Apple dumplings, with real cream.
Apple pie. Apple fritters.
Apple puffs, Southern style.
Peach cobbler, Southern style
Peach pie. American mince pie.
Pumpkin pie. Squash pie.
All sorts of American pastry.
Fresh American fruits of all sorts, including strawberries which are not to be doled out as if they were jewelry, but in a more liberal way. Ice-water - not prepared in the ineffectual goblet, but in the sincere and capable refrigerator.
That there were frozen oyster dishes at the time is not in doubt. Mary Randolph, in The Virginia Housewife: or, Methodical Cook (Baltimore, 1838) gives a recipe for ‘Oyster Cream’ based on her Oyster Soup recipe:
Make a rich soup (see directions for oyster soup,) strain it from the oysters, and freeze it.
Wash and drain two quarts of oysters, put them on with three quarts of water, three onions chopped up, two or three slices of lean ham, pepper and salt; boil it till reduced one-half, strain it through a sieve, return the liquid into the pot, put in one quart of fresh oysters, boil it till they are sufficiently done, and thicken the soup with four spoonsful of flour, two gills of rich cream, and the yelks of six new laid eggs beaten well; boil it a few minutes after the thickening is put in. Take care that it does not curdle, and that the flour is not in lumps; serve it up with the last oysters that were put in. If the flavour of thyme be agreeable, you may put in a little, but take care that it does not boil in it long enough to discolour the soup.
This is surely not ice-cream, but very chilled soup?
What would make it ice-cream? A lot of sugar, surely?
There are plenty of precedents for ‘savoury’ ice-creams. One famous version has featured on this blog before, and I give it to you again as it fits well into this discussion:
Take six eggs, half a pint of syrup and a pint of cream; put them into a stewpan and boil them until it begins to thicken; then rasp three ounces of parmesan cheese; mix the whole well together and pass it through a sieve, then freeze it according to custom.
The Cook's Dictionary and House-keeper's Directory … by Richard Dolby (1830)
And the following recipe, from the famous chef Charles Ranhofer of Delmonico’s in New York, is not only asparagus flavoured, but asparagus coloured and shaped. How delightful. If only I could find an asparagus ice-cream mould, I might be tempted to make this.
ASPARAGUS (Asperges) [ICE]
Cook one pound of asparagus tips in plenty of unsalted water; drain and lay them in a tinned basin with ten egg-yolks and twelve ounces of sugar; mix thoroughly, incorporating a pint of boiling milk; cook this preparation without allowing to boil, and put aside to cool, then add a pint of cream; color a third part to a pale green; strain through a sieve, and freeze the parts separately.

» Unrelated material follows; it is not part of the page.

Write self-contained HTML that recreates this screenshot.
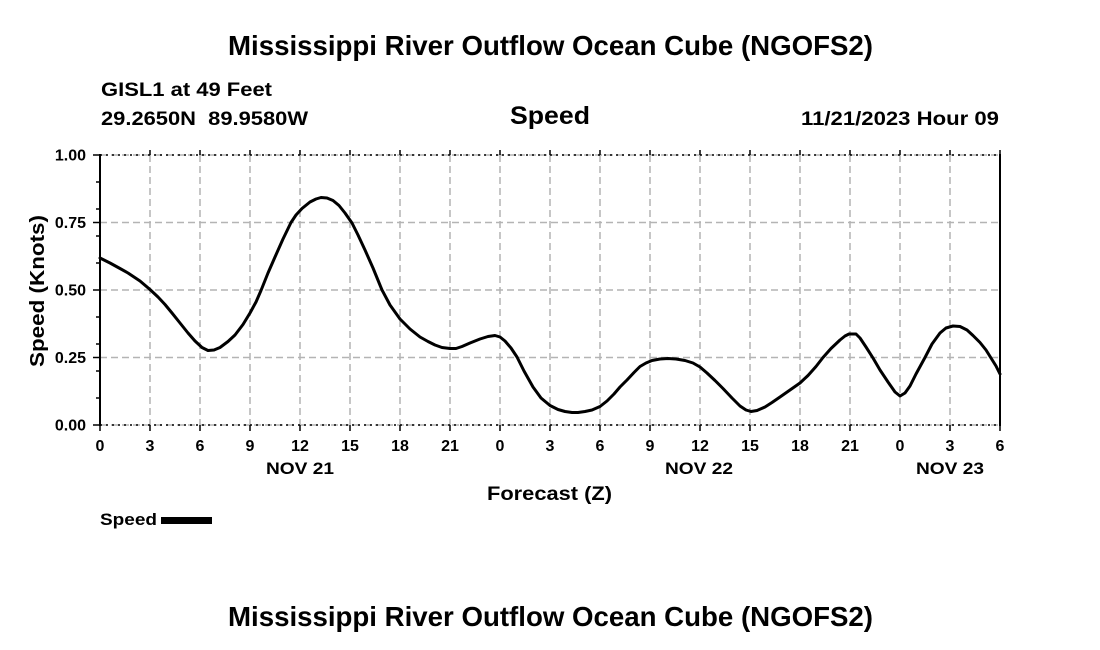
<!DOCTYPE html>
<html><head><meta charset="utf-8"><style>
html,body{margin:0;padding:0;background:#fff;}
svg{display:block;}
text{font-family:"Liberation Sans",Arial,sans-serif;font-weight:bold;fill:#000;}
</style></head><body>
<svg width="1100" height="650" viewBox="0 0 1100 650" xmlns="http://www.w3.org/2000/svg">
<rect width="1100" height="650" fill="#fff"/>
<!-- titles -->
<text x="228" y="55" font-size="28" textLength="645" lengthAdjust="spacingAndGlyphs">Mississippi River Outflow Ocean Cube (NGOFS2)</text>
<text x="101" y="96" font-size="19" textLength="171" lengthAdjust="spacingAndGlyphs">GISL1 at 49 Feet</text>
<text x="101" y="125" font-size="19" textLength="207" lengthAdjust="spacingAndGlyphs">29.2650N&#160; 89.9580W</text>
<text x="510" y="124" font-size="25" textLength="80" lengthAdjust="spacingAndGlyphs">Speed</text>
<text x="801" y="125" font-size="19" textLength="198" lengthAdjust="spacingAndGlyphs">11/21/2023 Hour 09</text>

<!-- grid -->
<g stroke="#b4b4b4" stroke-width="1.5" stroke-dasharray="7 4" fill="none">
<line x1="100" y1="155" x2="1000" y2="155"/>
<line x1="100" y1="222.5" x2="1000" y2="222.5"/>
<line x1="100" y1="290" x2="1000" y2="290"/>
<line x1="100" y1="357.5" x2="1000" y2="357.5"/>
<line x1="100" y1="425" x2="1000" y2="425"/>
<line x1="150" y1="155" x2="150" y2="425"/>
<line x1="200" y1="155" x2="200" y2="425"/>
<line x1="250" y1="155" x2="250" y2="425"/>
<line x1="300" y1="155" x2="300" y2="425"/>
<line x1="350" y1="155" x2="350" y2="425"/>
<line x1="400" y1="155" x2="400" y2="425"/>
<line x1="450" y1="155" x2="450" y2="425"/>
<line x1="500" y1="155" x2="500" y2="425"/>
<line x1="550" y1="155" x2="550" y2="425"/>
<line x1="600" y1="155" x2="600" y2="425"/>
<line x1="650" y1="155" x2="650" y2="425"/>
<line x1="700" y1="155" x2="700" y2="425"/>
<line x1="750" y1="155" x2="750" y2="425"/>
<line x1="800" y1="155" x2="800" y2="425"/>
<line x1="850" y1="155" x2="850" y2="425"/>
<line x1="900" y1="155" x2="900" y2="425"/>
<line x1="950" y1="155" x2="950" y2="425"/>
</g>
<!-- dotted top/bottom borders -->
<g stroke="#000" stroke-width="1.6" stroke-dasharray="2 4">
<line x1="100" y1="155" x2="1000" y2="155"/>
<line x1="100" y1="425" x2="1000" y2="425"/>
</g>
<!-- solid left/right axes -->
<g stroke="#000" stroke-width="2">
<line x1="100" y1="154" x2="100" y2="426"/>
<line x1="1000" y1="154" x2="1000" y2="426"/>
</g>
<!-- ticks -->
<g stroke="#000" stroke-width="1.5">
<line x1="93" y1="155" x2="100" y2="155"/>
<line x1="93" y1="222.5" x2="100" y2="222.5"/>
<line x1="93" y1="290" x2="100" y2="290"/>
<line x1="93" y1="357.5" x2="100" y2="357.5"/>
<line x1="93" y1="425" x2="100" y2="425"/>
<line x1="96" y1="182" x2="100" y2="182"/>
<line x1="96" y1="209" x2="100" y2="209"/>
<line x1="96" y1="236" x2="100" y2="236"/>
<line x1="96" y1="263" x2="100" y2="263"/>
<line x1="96" y1="317" x2="100" y2="317"/>
<line x1="96" y1="344" x2="100" y2="344"/>
<line x1="96" y1="371" x2="100" y2="371"/>
<line x1="96" y1="398" x2="100" y2="398"/>
</g>
<g stroke="#000" stroke-width="1.5">
<path d="M150 150V155M200 150V155M250 150V155M300 150V155M350 150V155M400 150V155M450 150V155M500 150V155M550 150V155M600 150V155M650 150V155M700 150V155M750 150V155M800 150V155M850 150V155M900 150V155M950 150V155M1000 150V155"/>
<path d="M100 425V431M150 425V431M200 425V431M250 425V431M300 425V431M350 425V431M400 425V431M450 425V431M500 425V431M550 425V431M600 425V431M650 425V431M700 425V431M750 425V431M800 425V431M850 425V431M900 425V431M950 425V431M1000 425V431"/>
</g>

<!-- y tick labels -->
<g font-size="16" text-anchor="end">
<text x="86" y="160.5">1.00</text>
<text x="86" y="228">0.75</text>
<text x="86" y="295.5">0.50</text>
<text x="86" y="363">0.25</text>
<text x="86" y="430.5">0.00</text>
</g>
<text transform="translate(44,291) rotate(-90)" font-size="20" text-anchor="middle" textLength="152" lengthAdjust="spacingAndGlyphs">Speed (Knots)</text>

<!-- x tick labels -->
<g font-size="16" text-anchor="middle">
<text x="100" y="451">0</text>
<text x="150" y="451">3</text>
<text x="200" y="451">6</text>
<text x="250" y="451">9</text>
<text x="300" y="451">12</text>
<text x="350" y="451">15</text>
<text x="400" y="451">18</text>
<text x="450" y="451">21</text>
<text x="500" y="451">0</text>
<text x="550" y="451">3</text>
<text x="600" y="451">6</text>
<text x="650" y="451">9</text>
<text x="700" y="451">12</text>
<text x="750" y="451">15</text>
<text x="800" y="451">18</text>
<text x="850" y="451">21</text>
<text x="900" y="451">0</text>
<text x="950" y="451">3</text>
<text x="1000" y="451">6</text>
</g>
<text x="266" y="474" font-size="17" textLength="68" lengthAdjust="spacingAndGlyphs">NOV 21</text>
<text x="665" y="474" font-size="17" textLength="68" lengthAdjust="spacingAndGlyphs">NOV 22</text>
<text x="916" y="474" font-size="17" textLength="68" lengthAdjust="spacingAndGlyphs">NOV 23</text>
<text x="487" y="500" font-size="19" textLength="125" lengthAdjust="spacingAndGlyphs">Forecast (Z)</text>

<!-- series -->
<polyline fill="none" stroke="#000" stroke-width="3" stroke-linejoin="round" stroke-linecap="round" points="
100,258 110,263 120,268.5 128,273 140,281 150,289.5 158,297 165,304.5 172,313 180,323 188,333 195,341 202,347.5 208,350.5 214,350 220,347.5 228,341.5 235,335 243,324.5 250,313 256,302 261,290.5 268,273 275,257 283,239 291,222.5 296,215 302,208.5 310,202 316,199 321,197.5 327,198 333,200.5 339,205.5 345,213 352,223 358,235 365,250 373,268 382,290 390,305 400,319 410,329 420,337 428,341.5 435,345 442,347.5 450,348.5 456,348.5 462,346.5 470,343 480,339 488,336.5 495,335.5 500,337 505,341 511,348 517,357 524,371 533,387 541,398 550,405.5 558,409.5 565,411.5 572,412.5 578,412.5 585,411.5 592,410 600,406.5 607,401 614,394 620,387 627,380 634,372.5 640,366.5 646,363 652,360.5 660,359 668,358.5 676,359 685,360.5 693,363 700,367 707,373 715,380.5 723,388.5 732,398 740,406 746,410 751,411.5 757,410.5 765,407 772,402.5 780,397 790,390 800,383 808,375.5 816,366.5 823,357.5 831,348.5 840,340 845,336 849,334 856,334 860,338 866,347 873,358 880,370 888,382 895,392 900,396 905,393 910,386 916,374 925,357.5 932,344 940,333 946,328 953,326 960,326.5 967,330 973,335.5 980,342.5 986,350 991,358 996,366 1000,374"/>

<!-- legend -->
<text x="100" y="525" font-size="17" textLength="57" lengthAdjust="spacingAndGlyphs">Speed</text>
<rect x="161" y="517" width="51" height="7" fill="#000"/>

<!-- bottom title -->
<text x="228" y="626" font-size="28" textLength="645" lengthAdjust="spacingAndGlyphs">Mississippi River Outflow Ocean Cube (NGOFS2)</text>
</svg>
</body></html>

With this ice fill some asparagus-shaped molds, the stalks or third part to be of the green ice, and the remainder white. Freeze the molds for half an hour, unmold, tie in bunches of three with a pink ribbon, and dress on napkins. Serve separately a sauce made of vanilla ice cream (No. 3458), whipped cream (No. 50) and maraschino. Asparagus can also be imitated by filling the molds with pistachio (No. 3454) and vanilla ice cream (No. 3458), and serving the same as the above.
The Epicurean, Charles Ranhofer (New York, 1894)
Quotation for the Day.
“Without ice cream, there would be darkness and chaos.”